GIVEN TASK | Show every line that has the string "this" in it.

ENTRIES PROVIDED |
____________

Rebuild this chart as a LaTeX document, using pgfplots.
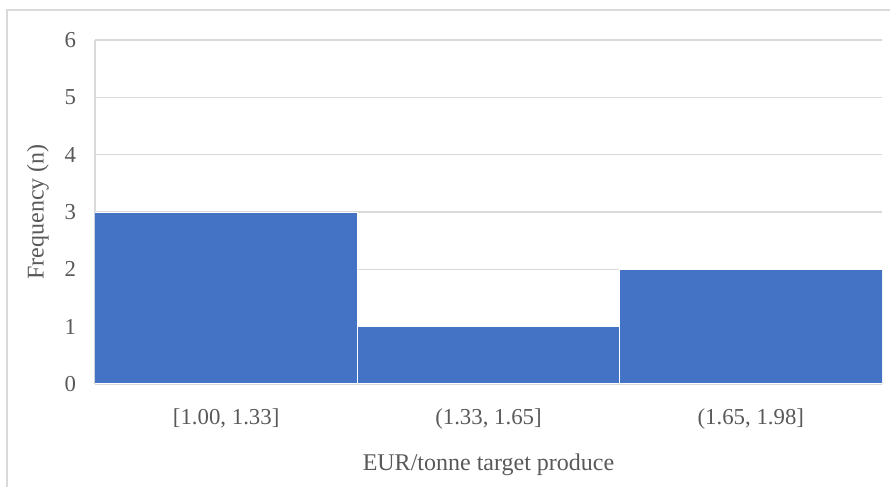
\documentclass[border=0pt]{standalone}
\usepackage{pgfplots}
\pgfplotsset{compat=1.18}
\usepackage{fontspec}
\setmainfont{Liberation Serif}
\definecolor{barblue}{HTML}{4472C4}
\definecolor{gridgray}{HTML}{D9D9D9}
\definecolor{txtgray}{HTML}{595959}
\begin{document}
\begin{tikzpicture}
\useasboundingbox (0,0) rectangle (445pt,243.5pt);
\draw[gridgray, line width=0.6pt] (3.5pt,-2pt) -- (3.5pt,238.5pt) -- (447pt,238.5pt);
\begin{axis}[
  at={(47.5pt,51.5pt)}, anchor=south west,
  scale only axis, width=393.5pt, height=172pt,
  xmin=0, xmax=3, ymin=0, ymax=6,
  ytick={0,1,...,6},
  xtick={0.5,1.5,2.5},
  xticklabels={{[1.00, 1.33]},{(1.33, 1.65]},{(1.65, 1.98]}},
  major tick length=0pt,
  ymajorgrids, grid style={gridgray, line width=0.6pt},
  axis line style={gridgray, line width=0.6pt},
  axis x line*=bottom, axis y line*=left,
  x axis line style={draw=none},
  tick label style={font=\fontsize{11.4}{13}\selectfont, text=txtgray},
  /pgf/number format/assume math mode=true,
  yticklabel style={xshift=-6pt},
  xticklabel style={yshift=-9pt},
  xlabel={EUR/tonne target produce},
  ylabel={Frequency (n)},
  label style={font=\fontsize{12}{14}\selectfont, text=txtgray},
  xlabel style={yshift=-5pt},
  ylabel style={yshift=1pt},
]
\addplot[ybar, bar width=1, fill=barblue, draw=white, line width=0.5pt] coordinates {(0.5,3) (1.5,1) (2.5,2)};
\end{axis}
\end{tikzpicture}
\end{document}
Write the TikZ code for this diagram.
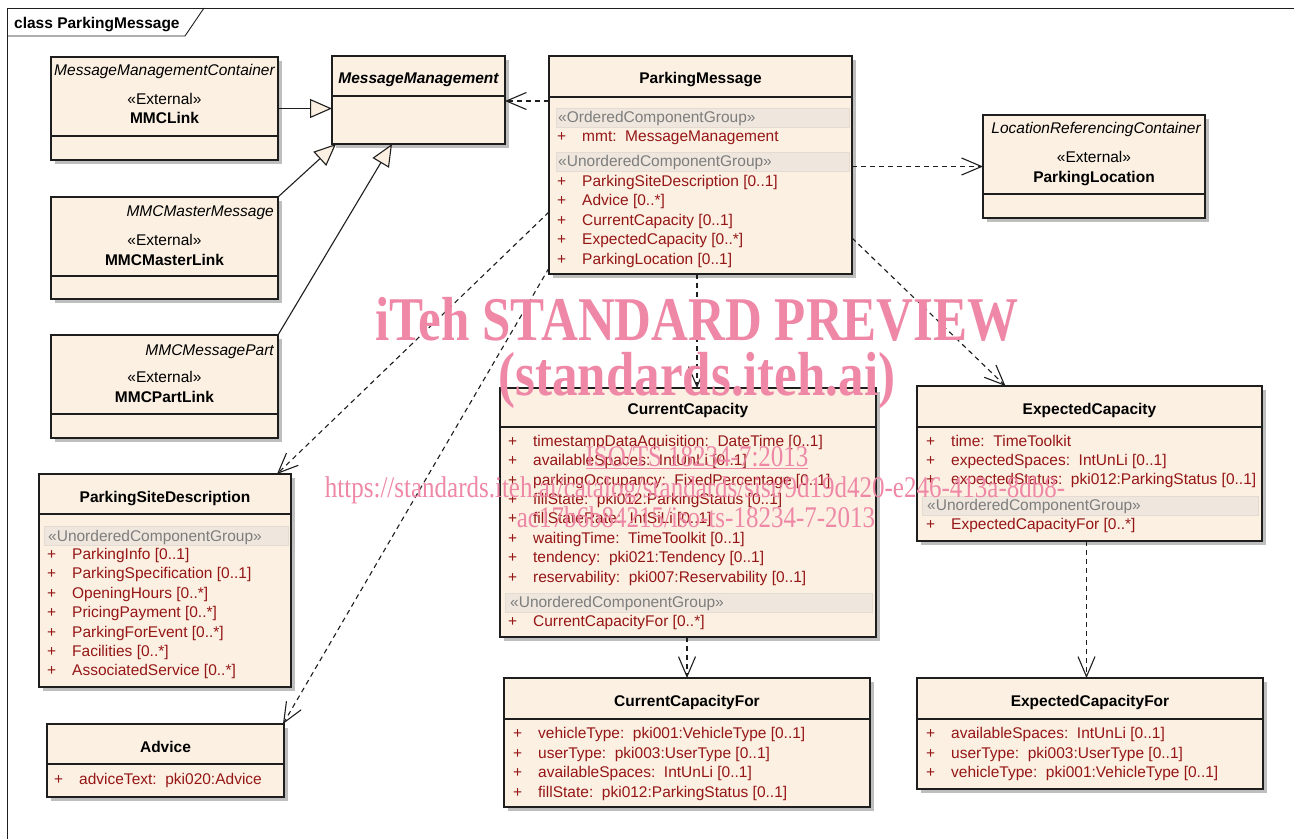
\documentclass[tikz,border=0pt]{standalone}
\usepackage{fontspec}
\setmainfont{Liberation Sans}
\newfontfamily\wmfont{Liberation Serif}
\usepackage{tikz}
\usetikzlibrary{arrows.meta,shadows,positioning}

\definecolor{clsfill}{RGB}{251,240,226}
\definecolor{clsline}{RGB}{30,30,30}
\definecolor{shadowgray}{RGB}{190,190,190}
\definecolor{attrred}{RGB}{150,22,22}
\definecolor{bandfill}{RGB}{239,231,221}
\definecolor{bandline}{RGB}{228,220,210}
\definecolor{bandtext}{RGB}{125,125,125}
\definecolor{wmpink}{RGB}{238,136,166}
\newcommand{\umlfont}{\fontsize{15.5}{19.4}\selectfont}
\newcommand{\umlplus}{\makebox[25pt][l]{+}}

\begin{document}
\begin{tikzpicture}[x=1pt, y=-1pt,
    cls/.style={rectangle, draw=clsline, fill=clsfill, line width=1.2pt, inner sep=0, outer sep=0, anchor=north west,
      drop shadow={shadow xshift=4pt, shadow yshift=-4pt, fill=shadowgray, opacity=1}},
    sep/.style={draw=clsline, line width=1.2pt},
    band/.style={rectangle, fill=bandfill, draw=bandline, line width=0.6pt, inner sep=0, anchor=north west, minimum height=19pt},
    ttl/.style={font=\umlfont\bfseries, inner sep=0, anchor=base},
    ttlit/.style={font=\umlfont\bfseries\itshape, inner sep=0, anchor=base},
    pkg/.style={font=\umlfont\itshape, inner sep=0, anchor=base east},
    stereo/.style={font=\umlfont, inner sep=0, anchor=base},
    grp/.style={font=\umlfont, text=bandtext, inner sep=0, anchor=base west},
    attr/.style={font=\umlfont, text=attrred, inner sep=0, anchor=base west},
    dep/.style={draw=clsline, line width=1.1pt, dash pattern=on 5pt off 4pt, -{Straight Barb[length=20pt, width=17pt, line width=1.1pt]}},
    gen/.style={draw=clsline, line width=1.1pt, -{Triangle[open, fill=clsfill, length=22pt, width=19pt, line width=1.1pt]}},
    wm/.style={text=wmpink, inner sep=0, anchor=base}
  ]
    \useasboundingbox[fill=white] (0,0) rectangle (1294,839);

    % Frame
    \draw[clsline, line width=0.9pt] (7,839) -- (7,8) -- (1294,8);
    \draw[clsline, line width=0.9pt] (7,36) -- (185,36) -- (204,8);
    \node[font=\umlfont\bfseries, inner sep=0, anchor=base west] (frame-t) at (14,28) {class ParkingMessage};

    % External classes
    \node[cls, minimum width=227pt, minimum height=103pt] (mmclink) at (51,57) {};
    \draw[sep] (51,136) -- (278,136);
    \node[pkg] (mmclink-p) at (275,75) {MessageManagementContainer};
    \node[stereo] (mmclink-s) at (164.5,104) {«External»};
    \node[ttl] (mmclink-t) at (164.5,123) {MMCLink};

    \node[cls, minimum width=227pt, minimum height=102pt] (mmcmaster) at (51,197) {};
    \draw[sep] (51,276) -- (278,276);
    \node[pkg] (mmcmaster-p) at (274,216) {MMCMasterMessage};
    \node[stereo] (mmcmaster-s) at (164.5,245) {«External»};
    \node[ttl] (mmcmaster-t) at (164.5,265) {MMCMasterLink};

    \node[cls, minimum width=227pt, minimum height=103pt] (mmcpart) at (51,335) {};
    \draw[sep] (51,414) -- (278,414);
    \node[pkg] (mmcpart-p) at (274,355) {MMCMessagePart};
    \node[stereo] (mmcpart-s) at (164.5,382) {«External»};
    \node[ttl] (mmcpart-t) at (164.5,402) {MMCPartLink};

    \node[cls, minimum width=222pt, minimum height=103pt] (ploc) at (983,115) {};
    \draw[sep] (983,194) -- (1205,194);
    \node[pkg] (ploc-p) at (1201,133) {LocationReferencingContainer};
    \node[stereo] (ploc-s) at (1094,162) {«External»};
    \node[ttl] (ploc-t) at (1094,182) {ParkingLocation};

    % Message management
    \node[cls, minimum width=173pt, minimum height=88pt] (mm) at (332,56) {};
    \draw[sep] (332,96) -- (505,96);
    \node[ttlit] (mm-t) at (418.5,83.5) {MessageManagement};

    % Parking message
    \node[cls, minimum width=303pt, minimum height=218pt] (pm) at (549,56) {};
    \draw[sep] (549,97) -- (852,97);
    \node[ttl] (pm-t) at (700.5,83.5) {ParkingMessage};
    \node[band, minimum width=293pt] (pm-b1) at (556,107.5) {};
    \node[grp] (pm-g1) at (558,122) {«OrderedComponentGroup»};
    \node[attr] (pm-a0) at (557,141) {\umlplus mmt:\ \ MessageManagement};
    \node[band, minimum width=293pt] (pm-b2) at (556,151.5) {};
    \node[grp] (pm-g2) at (558,166) {«UnorderedComponentGroup»};
    \node[attr] (pm-a1) at (557,186) {\umlplus ParkingSiteDescription [0..1]};
    \node[attr] (pm-a2) at (557,205) {\umlplus Advice [0..*]};
    \node[attr] (pm-a3) at (557,225) {\umlplus CurrentCapacity [0..1]};
    \node[attr] (pm-a4) at (557,244) {\umlplus ExpectedCapacity [0..*]};
    \node[attr] (pm-a5) at (557,264) {\umlplus ParkingLocation [0..1]};

    % Site description and advice
    \node[cls, minimum width=252pt, minimum height=213pt] (psd) at (39,474) {};
    \draw[sep] (39,514) -- (291,514);
    \node[ttl] (psd-t) at (165,502) {ParkingSiteDescription};
    \node[band, minimum width=244pt] (psd-b) at (44,525.5) {};
    \node[grp] (psd-g) at (48,541) {«UnorderedComponentGroup»};
    \node[attr] (psd-a1) at (47,559) {\umlplus ParkingInfo [0..1]};
    \node[attr] (psd-a2) at (47,578) {\umlplus ParkingSpecification [0..1]};
    \node[attr] (psd-a3) at (47,598) {\umlplus OpeningHours [0..*]};
    \node[attr] (psd-a4) at (47,617) {\umlplus PricingPayment [0..*]};
    \node[attr] (psd-a5) at (47,637) {\umlplus ParkingForEvent [0..*]};
    \node[attr] (psd-a6) at (47,656) {\umlplus Facilities [0..*]};
    \node[attr] (psd-a7) at (47,675) {\umlplus AssociatedService [0..*]};

    \node[cls, minimum width=237pt, minimum height=73pt] (advice) at (47,724) {};
    \draw[sep] (47,764) -- (284,764);
    \node[ttl] (advice-t) at (165.5,752) {Advice};
    \node[attr] (advice-a1) at (54,784) {\umlplus adviceText:\ \ pki020:Advice};

    % Current capacity
    \node[cls, minimum width=376pt, minimum height=249pt] (cc) at (500,388) {};
    \draw[sep] (500,427) -- (876,427);
    \node[ttl] (cc-t) at (688,414) {CurrentCapacity};
    \node[attr] (cc-a1) at (508,446) {\umlplus timestampDataAquisition:\ \ DateTime [0..1]};
    \node[attr] (cc-a2) at (508,465) {\umlplus availableSpaces:\ \ IntUnLi [0..1]};
    \node[attr] (cc-a3) at (508,485) {\umlplus parkingOccupancy:\ \ FixedPercentage [0..1]};
    \node[attr] (cc-a4) at (508,504) {\umlplus fillState:\ \ pki012:ParkingStatus [0..1]};
    \node[attr] (cc-a5) at (508,523) {\umlplus fillStateRate:\ \ IntSiLi [0..1]};
    \node[attr] (cc-a6) at (508,543) {\umlplus waitingTime:\ \ TimeToolkit [0..1]};
    \node[attr] (cc-a7) at (508,562) {\umlplus tendency:\ \ pki021:Tendency [0..1]};
    \node[attr] (cc-a8) at (508,582) {\umlplus reservability:\ \ pki007:Reservability [0..1]};
    \node[band, minimum width=367pt] (cc-b) at (505,592.5) {};
    \node[grp] (cc-g) at (510,607) {«UnorderedComponentGroup»};
    \node[attr] (cc-a9) at (508,626) {\umlplus CurrentCapacityFor [0..*]};

    \node[cls, minimum width=366pt, minimum height=129pt] (ccf) at (504,678) {};
    \draw[sep] (504,719) -- (870,719);
    \node[ttl] (ccf-t) at (687,706) {CurrentCapacityFor};
    \node[attr] (ccf-a1) at (513,738) {\umlplus vehicleType:\ \ pki001:VehicleType [0..1]};
    \node[attr] (ccf-a2) at (513,758) {\umlplus userType:\ \ pki003:UserType [0..1]};
    \node[attr] (ccf-a3) at (513,777) {\umlplus availableSpaces:\ \ IntUnLi [0..1]};
    \node[attr] (ccf-a4) at (513,797) {\umlplus fillState:\ \ pki012:ParkingStatus [0..1]};

    % Expected capacity
    \node[cls, minimum width=345pt, minimum height=155pt] (ec) at (917,386) {};
    \draw[sep] (917,427) -- (1262,427);
    \node[ttl] (ec-t) at (1089.5,414) {ExpectedCapacity};
    \node[attr] (ec-a1) at (926,446) {\umlplus time:\ \ TimeToolkit};
    \node[attr] (ec-a2) at (926,465) {\umlplus expectedSpaces:\ \ IntUnLi [0..1]};
    \node[attr] (ec-a3) at (926,484) {\umlplus expectedStatus:\ \ pki012:ParkingStatus [0..1]};
    \node[band, minimum width=336pt] (ec-b) at (922,495.5) {};
    \node[grp] (ec-g) at (927,510) {«UnorderedComponentGroup»};
    \node[attr] (ec-a4) at (926,529) {\umlplus ExpectedCapacityFor [0..*]};

    \node[cls, minimum width=346pt, minimum height=111pt] (ecf) at (917,678) {};
    \draw[sep] (917,719) -- (1263,719);
    \node[ttl] (ecf-t) at (1090,706) {ExpectedCapacityFor};
    \node[attr] (ecf-a1) at (926,738) {\umlplus availableSpaces:\ \ IntUnLi [0..1]};
    \node[attr] (ecf-a2) at (926,758) {\umlplus userType:\ \ pki003:UserType [0..1]};
    \node[attr] (ecf-a3) at (926,777) {\umlplus vehicleType:\ \ pki001:VehicleType [0..1]};

    % Generalizations
    \draw[gen] (mmclink.east) -- (mmclink.east -| mm.west);
    \draw[gen] (mmcmaster.north east) -- ([xshift=4pt]mm.south west);
    \draw[gen] (mmcpart.north east) -- ([xshift=60pt]mm.south west);

    % Dependencies
    \coordinate (cc-in) at ([xshift=-3.5pt]pm.south);
    \coordinate (ecf-in) at ([xshift=-3.5pt]ecf.north);
    \draw[dep] ([yshift=-45pt]pm.north west) -- ([yshift=-45pt]mm.north east);
    \draw[dep] (pm.east |- ploc.west) -- (ploc.west);
    \draw[dep] ([yshift=-156pt]pm.north west) -- ([xshift=-14pt]psd.north east);
    \draw[dep] ([yshift=-212pt]pm.north west) -- ([xshift=-1pt]advice.north east);
    \draw[dep] (cc-in) -- (cc-in |- cc.north);
    \draw[dep] ([yshift=-182pt]pm.north east) -- ([xshift=-84pt]ec.north);
    \draw[dep] (ccf.north |- cc.south) -- (ccf.north);
    \draw[dep] (ecf-in |- ec.south) -- (ecf-in);

    % Watermark
    \node[wm, font=\wmfont\fontsize{51}{60}\selectfont\bfseries] (wm-a) at (697,340) {\scalebox{1}[1.22]{iTeh STANDARD PREVIEW}};
    \node[wm, font=\wmfont\fontsize{51}{60}\selectfont\bfseries] (wm-b) at (697,395) {\scalebox{1}[1.22]{(standards.iteh.ai)}};
    \node[wm, font=\wmfont\fontsize{25}{30}\selectfont] (wm-c) at (697,466) {\scalebox{1}[1.2]{\underline{ISO/TS 18234-7:2013}}};
    \node[wm, font=\wmfont\fontsize{25}{30}\selectfont] (wm-d) at (695,497) {\scalebox{1}[1.2]{https://standards.iteh.ai/catalog/standards/sist/9d19d420-e246-413a-8db8-}};
    \node[wm, font=\wmfont\fontsize{25}{30}\selectfont] (wm-e) at (696,527) {\scalebox{1}[1.2]{ac17b6b84215/iso-ts-18234-7-2013}};
  \end{tikzpicture}
\end{document}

____________

TASK RESPONSE |
Rebuild this chart as a LaTeX document, using pgfplots.
Write the TikZ code for this diagram.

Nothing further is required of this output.